May 22, 2013 • Academia, Culture

Is academia ruining sex?

Camille Paglia has a compelling essay in the Chronicle of Higher Education about the dogma that seems to dominate academic discussions of kink. The entire piece is well-worth the read, but here’s an excerpt to whet your appetite:

In researching sadomasochism, I did not begin with a priori assumptions or with the desire to placate academic moguls. I let the evidence suggest the theories. My conclusion, after wide reading in anthropology and psychology, was that sadomasochism is an archaic ritual form that descends from prehistoric nature cults and that erupts in sophisticated “late” phases of culture, when a civilization has become too large and diffuse and is starting to weaken or decline. I state in Sexual Personae that “sex is a far darker power than feminism has admitted,” and that its “primitive urges” have never been fully tamed: “My theory is that whenever sexual freedom is sought or achieved, sadomasochism will not be far behind.”

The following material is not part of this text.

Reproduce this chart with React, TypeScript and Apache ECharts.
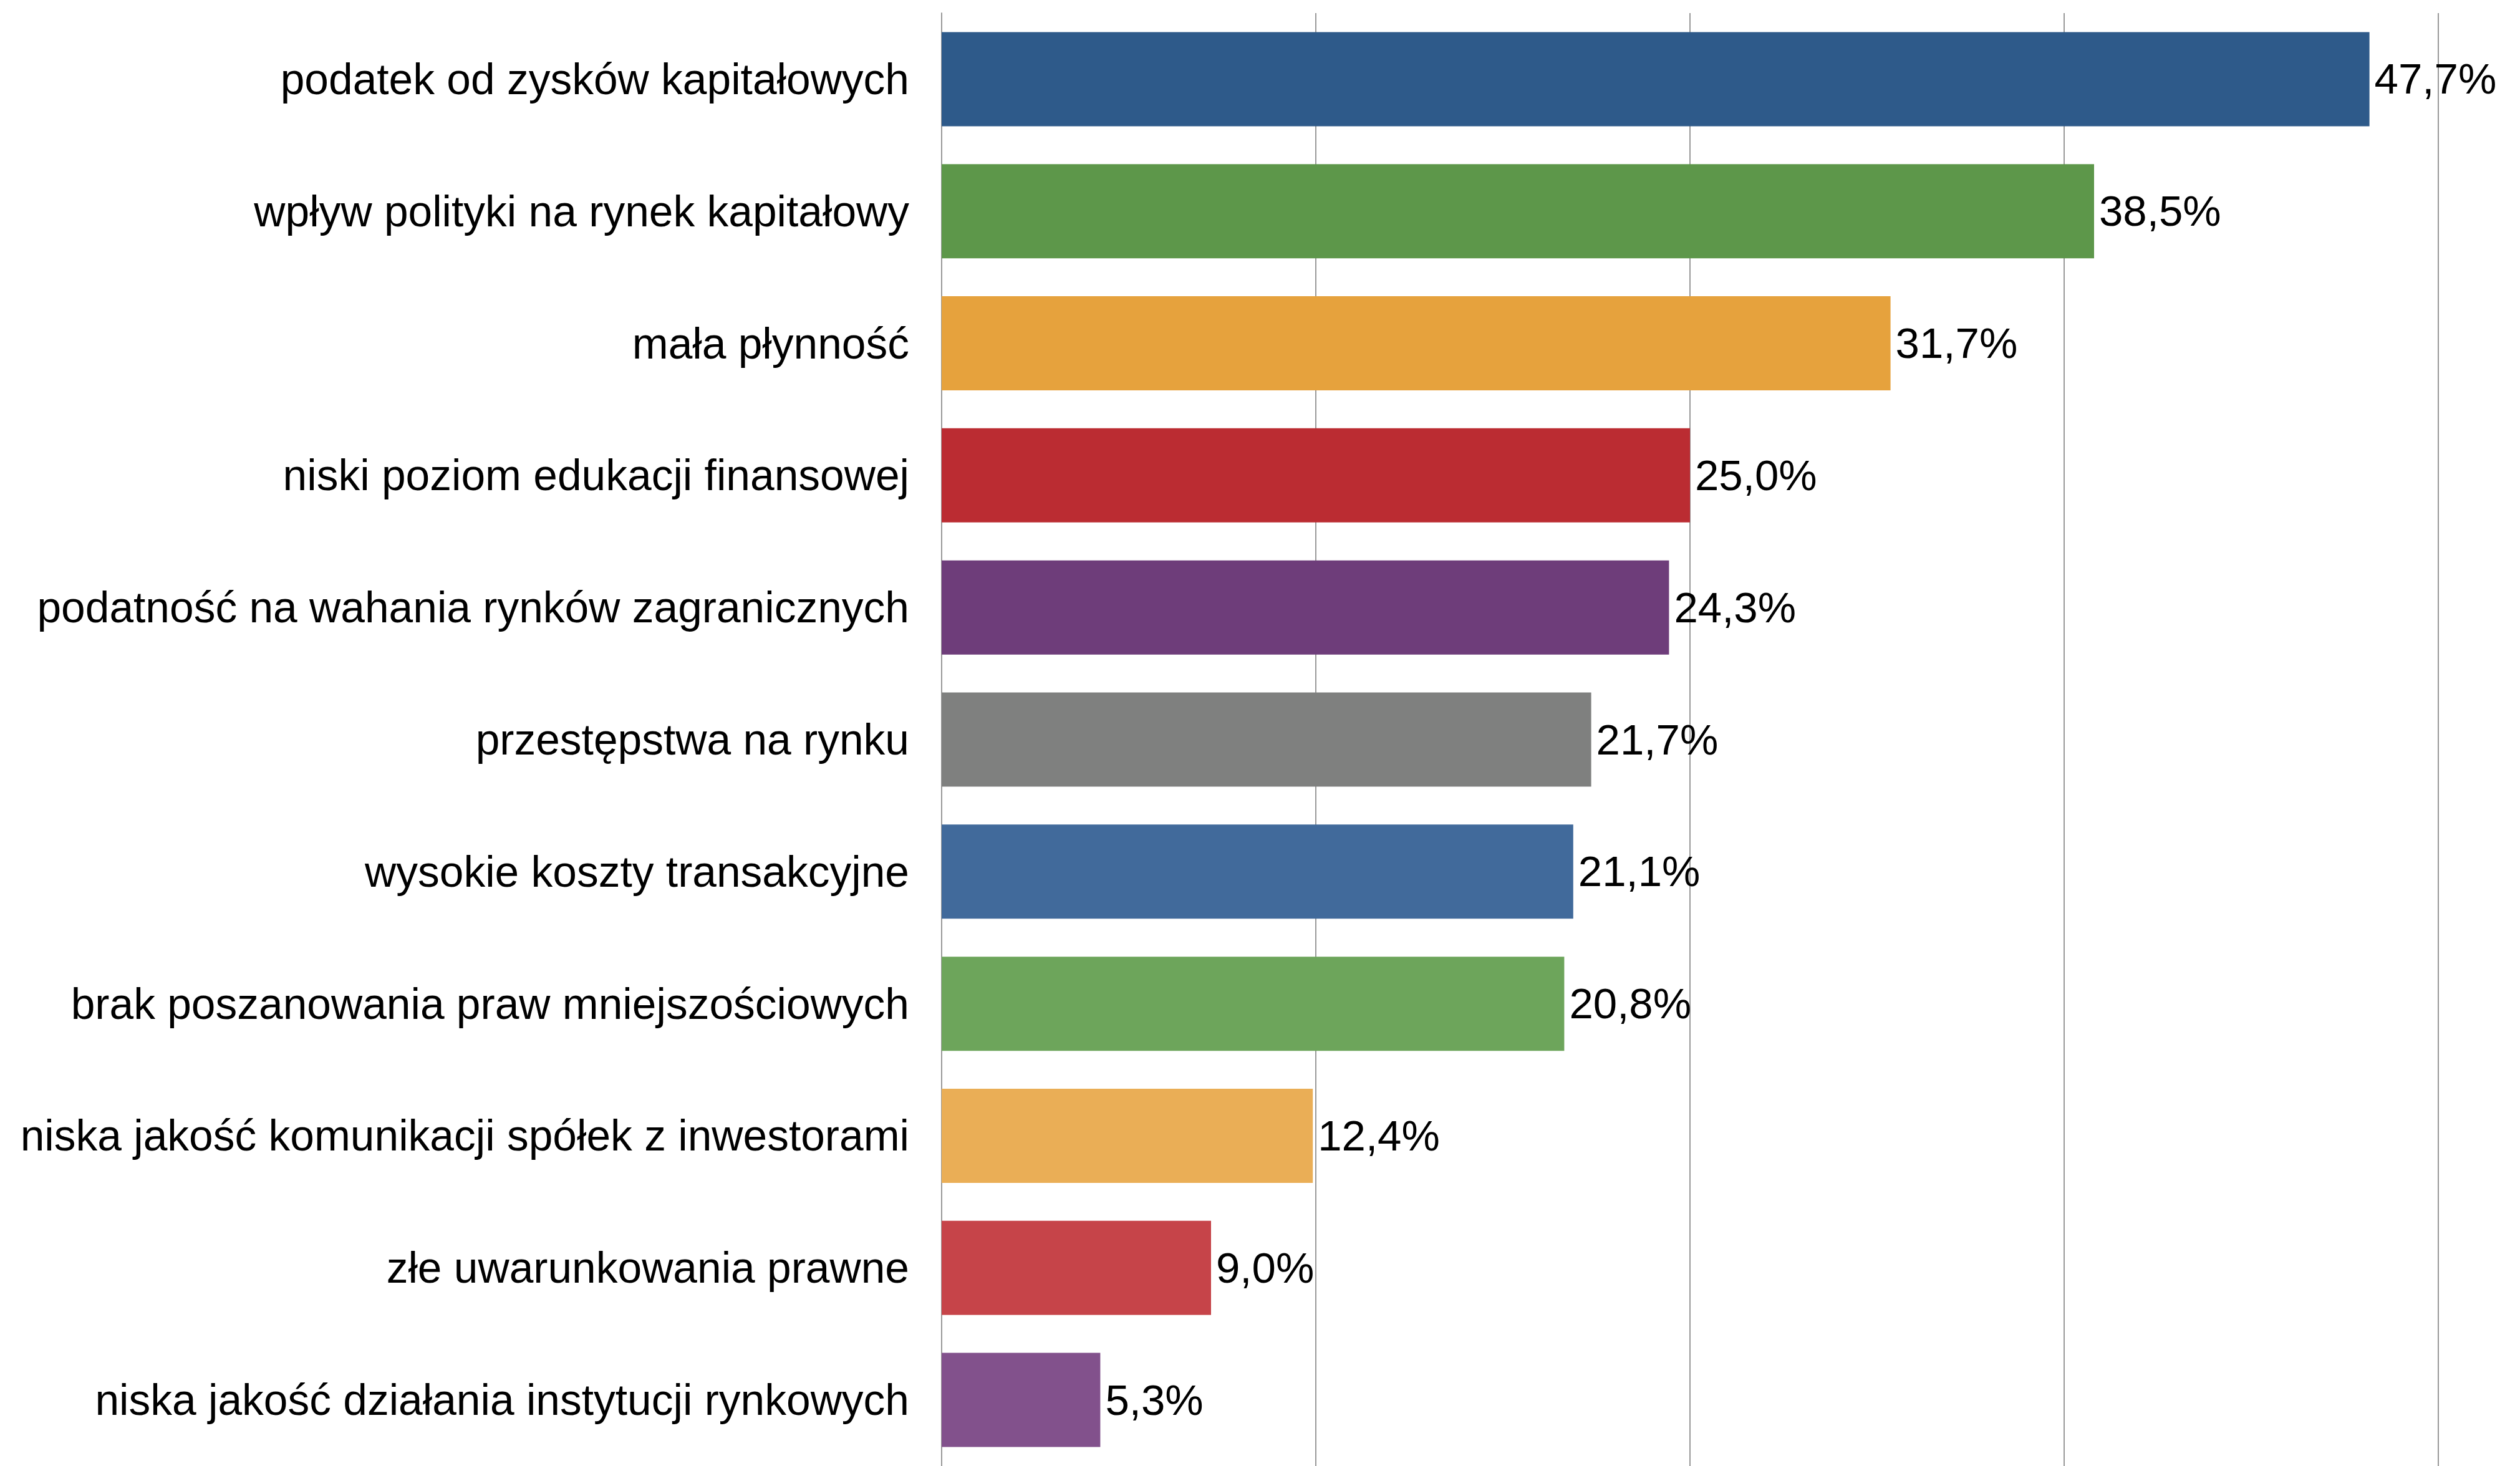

Sadomasochism’s punitive hierarchical structure is ultimately a religious longing for order, marked by ceremonies of penance and absolution. Its rhythmic abuse of the body, which can indeed become pathological if pushed to excess, is paradoxically a reinvigoration, a trancelike magical realignment with natural energies. Hence the symbolic use of leather—primitive animal hide—for whips and fetish clothing. By redefining the boundaries of the body, SM limits and disciplines the overexpanded consciousness of “late” phases, which are plagued by free-floating doubts and anxieties.